> [Data provided]
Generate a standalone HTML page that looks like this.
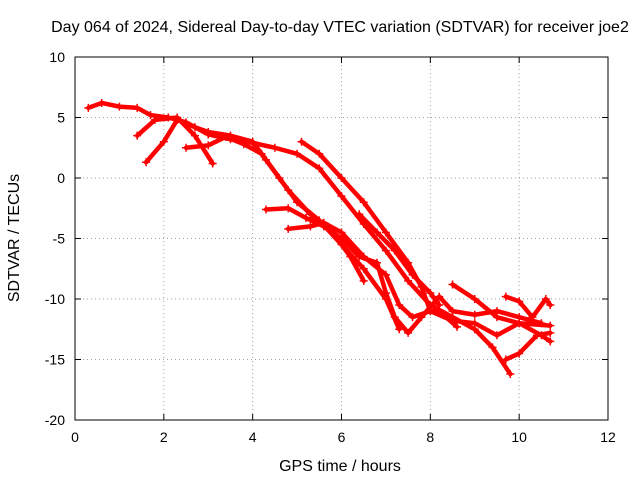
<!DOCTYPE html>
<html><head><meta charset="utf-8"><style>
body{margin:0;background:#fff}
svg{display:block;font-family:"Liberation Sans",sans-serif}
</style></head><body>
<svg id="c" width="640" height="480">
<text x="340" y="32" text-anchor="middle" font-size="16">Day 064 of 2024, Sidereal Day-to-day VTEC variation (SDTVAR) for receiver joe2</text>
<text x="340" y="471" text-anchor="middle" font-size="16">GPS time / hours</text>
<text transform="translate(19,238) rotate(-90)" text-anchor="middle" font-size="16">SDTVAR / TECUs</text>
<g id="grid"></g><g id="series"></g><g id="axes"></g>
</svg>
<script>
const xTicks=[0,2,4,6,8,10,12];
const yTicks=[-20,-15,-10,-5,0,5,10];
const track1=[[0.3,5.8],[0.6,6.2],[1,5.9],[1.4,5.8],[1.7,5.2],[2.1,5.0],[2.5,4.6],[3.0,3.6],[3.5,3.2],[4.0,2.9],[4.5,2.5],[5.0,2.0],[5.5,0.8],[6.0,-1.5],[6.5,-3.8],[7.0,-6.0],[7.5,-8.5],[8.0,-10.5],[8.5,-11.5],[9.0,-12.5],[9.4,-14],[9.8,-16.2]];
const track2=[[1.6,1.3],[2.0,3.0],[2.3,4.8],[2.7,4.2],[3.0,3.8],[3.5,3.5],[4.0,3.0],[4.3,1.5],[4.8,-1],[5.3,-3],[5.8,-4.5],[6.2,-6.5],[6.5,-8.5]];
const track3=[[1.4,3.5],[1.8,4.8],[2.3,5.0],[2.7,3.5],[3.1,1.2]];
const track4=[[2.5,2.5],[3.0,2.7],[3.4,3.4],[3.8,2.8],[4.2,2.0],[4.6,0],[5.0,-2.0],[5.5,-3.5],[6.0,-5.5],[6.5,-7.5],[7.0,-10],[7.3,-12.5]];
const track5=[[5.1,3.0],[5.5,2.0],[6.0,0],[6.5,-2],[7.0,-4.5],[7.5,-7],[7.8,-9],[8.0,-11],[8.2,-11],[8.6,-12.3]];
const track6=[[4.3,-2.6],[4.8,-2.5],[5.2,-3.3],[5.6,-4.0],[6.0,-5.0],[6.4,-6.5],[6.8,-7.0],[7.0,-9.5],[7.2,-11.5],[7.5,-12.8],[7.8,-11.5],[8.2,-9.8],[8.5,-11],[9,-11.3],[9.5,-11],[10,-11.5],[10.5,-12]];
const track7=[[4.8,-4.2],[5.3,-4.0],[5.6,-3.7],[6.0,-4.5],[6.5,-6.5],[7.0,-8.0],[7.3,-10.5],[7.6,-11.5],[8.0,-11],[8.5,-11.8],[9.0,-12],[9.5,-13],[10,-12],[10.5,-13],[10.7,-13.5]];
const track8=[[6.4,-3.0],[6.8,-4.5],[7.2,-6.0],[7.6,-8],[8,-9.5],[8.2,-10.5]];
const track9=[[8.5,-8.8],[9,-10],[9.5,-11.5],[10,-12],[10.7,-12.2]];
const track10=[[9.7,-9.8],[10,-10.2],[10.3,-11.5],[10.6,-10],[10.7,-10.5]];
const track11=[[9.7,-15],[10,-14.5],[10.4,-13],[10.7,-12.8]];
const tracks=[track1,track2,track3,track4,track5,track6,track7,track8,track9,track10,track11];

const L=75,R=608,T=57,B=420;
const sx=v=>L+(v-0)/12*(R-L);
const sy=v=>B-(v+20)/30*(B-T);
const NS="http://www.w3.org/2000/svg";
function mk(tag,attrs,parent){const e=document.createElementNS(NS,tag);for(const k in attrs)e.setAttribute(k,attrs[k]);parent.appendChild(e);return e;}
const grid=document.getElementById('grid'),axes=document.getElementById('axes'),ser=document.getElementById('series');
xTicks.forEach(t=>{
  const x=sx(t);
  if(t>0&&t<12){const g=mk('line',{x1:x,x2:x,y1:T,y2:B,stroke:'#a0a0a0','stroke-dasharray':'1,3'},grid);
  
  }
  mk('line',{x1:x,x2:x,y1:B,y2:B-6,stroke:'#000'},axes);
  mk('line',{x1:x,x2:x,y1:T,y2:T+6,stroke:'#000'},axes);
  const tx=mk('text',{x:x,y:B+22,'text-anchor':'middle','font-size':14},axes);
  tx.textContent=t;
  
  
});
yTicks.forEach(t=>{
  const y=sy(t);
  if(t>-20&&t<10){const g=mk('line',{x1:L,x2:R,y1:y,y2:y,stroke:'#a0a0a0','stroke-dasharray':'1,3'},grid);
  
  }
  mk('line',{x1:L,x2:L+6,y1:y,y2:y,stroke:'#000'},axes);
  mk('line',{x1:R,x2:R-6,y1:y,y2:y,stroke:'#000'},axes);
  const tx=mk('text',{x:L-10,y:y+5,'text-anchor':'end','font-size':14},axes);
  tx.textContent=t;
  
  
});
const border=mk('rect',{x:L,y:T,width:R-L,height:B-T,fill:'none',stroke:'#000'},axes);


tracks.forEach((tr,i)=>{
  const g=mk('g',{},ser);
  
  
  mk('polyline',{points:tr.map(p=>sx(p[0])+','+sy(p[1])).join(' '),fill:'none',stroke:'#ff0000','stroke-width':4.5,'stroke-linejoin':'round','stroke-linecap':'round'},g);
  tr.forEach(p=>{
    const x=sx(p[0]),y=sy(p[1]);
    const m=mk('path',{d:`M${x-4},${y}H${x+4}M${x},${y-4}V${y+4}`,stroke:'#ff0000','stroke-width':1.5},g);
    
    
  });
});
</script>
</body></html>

> [What is asked] Reproduce the whole listing exactly, but not the images in it.

> [Reply to the task]
Generate a standalone HTML page that looks like this.
<!DOCTYPE html>
<html><head><meta charset="utf-8"><style>
body{margin:0;background:#fff}
svg{display:block;font-family:"Liberation Sans",sans-serif}
</style></head><body>
<svg id="c" width="640" height="480">
<text x="340" y="32" text-anchor="middle" font-size="16">Day 064 of 2024, Sidereal Day-to-day VTEC variation (SDTVAR) for receiver joe2</text>
<text x="340" y="471" text-anchor="middle" font-size="16">GPS time / hours</text>
<text transform="translate(19,238) rotate(-90)" text-anchor="middle" font-size="16">SDTVAR / TECUs</text>
<g id="grid"></g><g id="series"></g><g id="axes"></g>
</svg>
<script>
const xTicks=[0,2,4,6,8,10,12];
const yTicks=[-20,-15,-10,-5,0,5,10];
const track1=[[0.3,5.8],[0.6,6.2],[1,5.9],[1.4,5.8],[1.7,5.2],[2.1,5.0],[2.5,4.6],[3.0,3.6],[3.5,3.2],[4.0,2.9],[4.5,2.5],[5.0,2.0],[5.5,0.8],[6.0,-1.5],[6.5,-3.8],[7.0,-6.0],[7.5,-8.5],[8.0,-10.5],[8.5,-11.5],[9.0,-12.5],[9.4,-14],[9.8,-16.2]];
const track2=[[1.6,1.3],[2.0,3.0],[2.3,4.8],[2.7,4.2],[3.0,3.8],[3.5,3.5],[4.0,3.0],[4.3,1.5],[4.8,-1],[5.3,-3],[5.8,-4.5],[6.2,-6.5],[6.5,-8.5]];
const track3=[[1.4,3.5],[1.8,4.8],[2.3,5.0],[2.7,3.5],[3.1,1.2]];
const track4=[[2.5,2.5],[3.0,2.7],[3.4,3.4],[3.8,2.8],[4.2,2.0],[4.6,0],[5.0,-2.0],[5.5,-3.5],[6.0,-5.5],[6.5,-7.5],[7.0,-10],[7.3,-12.5]];
const track5=[[5.1,3.0],[5.5,2.0],[6.0,0],[6.5,-2],[7.0,-4.5],[7.5,-7],[7.8,-9],[8.0,-11],[8.2,-11],[8.6,-12.3]];
const track6=[[4.3,-2.6],[4.8,-2.5],[5.2,-3.3],[5.6,-4.0],[6.0,-5.0],[6.4,-6.5],[6.8,-7.0],[7.0,-9.5],[7.2,-11.5],[7.5,-12.8],[7.8,-11.5],[8.2,-9.8],[8.5,-11],[9,-11.3],[9.5,-11],[10,-11.5],[10.5,-12]];
const track7=[[4.8,-4.2],[5.3,-4.0],[5.6,-3.7],[6.0,-4.5],[6.5,-6.5],[7.0,-8.0],[7.3,-10.5],[7.6,-11.5],[8.0,-11],[8.5,-11.8],[9.0,-12],[9.5,-13],[10,-12],[10.5,-13],[10.7,-13.5]];
const track8=[[6.4,-3.0],[6.8,-4.5],[7.2,-6.0],[7.6,-8],[8,-9.5],[8.2,-10.5]];
const track9=[[8.5,-8.8],[9,-10],[9.5,-11.5],[10,-12],[10.7,-12.2]];
const track10=[[9.7,-9.8],[10,-10.2],[10.3,-11.5],[10.6,-10],[10.7,-10.5]];
const track11=[[9.7,-15],[10,-14.5],[10.4,-13],[10.7,-12.8]];
const tracks=[track1,track2,track3,track4,track5,track6,track7,track8,track9,track10,track11];

const L=75,R=608,T=57,B=420;
const sx=v=>L+(v-0)/12*(R-L);
const sy=v=>B-(v+20)/30*(B-T);
const NS="http://www.w3.org/2000/svg";
function mk(tag,attrs,parent){const e=document.createElementNS(NS,tag);for(const k in attrs)e.setAttribute(k,attrs[k]);parent.appendChild(e);return e;}
const grid=document.getElementById('grid'),axes=document.getElementById('axes'),ser=document.getElementById('series');
xTicks.forEach(t=>{
  const x=sx(t);
  if(t>0&&t<12){const g=mk('line',{x1:x,x2:x,y1:T,y2:B,stroke:'#a0a0a0','stroke-dasharray':'1,3'},grid);
  
  }
  mk('line',{x1:x,x2:x,y1:B,y2:B-6,stroke:'#000'},axes);
  mk('line',{x1:x,x2:x,y1:T,y2:T+6,stroke:'#000'},axes);
  const tx=mk('text',{x:x,y:B+22,'text-anchor':'middle','font-size':14},axes);
  tx.textContent=t;
  
  
});
yTicks.forEach(t=>{
  const y=sy(t);
  if(t>-20&&t<10){const g=mk('line',{x1:L,x2:R,y1:y,y2:y,stroke:'#a0a0a0','stroke-dasharray':'1,3'},grid);
  
  }
  mk('line',{x1:L,x2:L+6,y1:y,y2:y,stroke:'#000'},axes);
  mk('line',{x1:R,x2:R-6,y1:y,y2:y,stroke:'#000'},axes);
  const tx=mk('text',{x:L-10,y:y+5,'text-anchor':'end','font-size':14},axes);
  tx.textContent=t;
  
  
});
const border=mk('rect',{x:L,y:T,width:R-L,height:B-T,fill:'none',stroke:'#000'},axes);


tracks.forEach((tr,i)=>{
  const g=mk('g',{},ser);
  
  
  mk('polyline',{points:tr.map(p=>sx(p[0])+','+sy(p[1])).join(' '),fill:'none',stroke:'#ff0000','stroke-width':4.5,'stroke-linejoin':'round','stroke-linecap':'round'},g);
  tr.forEach(p=>{
    const x=sx(p[0]),y=sy(p[1]);
    const m=mk('path',{d:`M${x-4},${y}H${x+4}M${x},${y-4}V${y+4}`,stroke:'#ff0000','stroke-width':1.5},g);
    
    
  });
});
</script>
</body></html>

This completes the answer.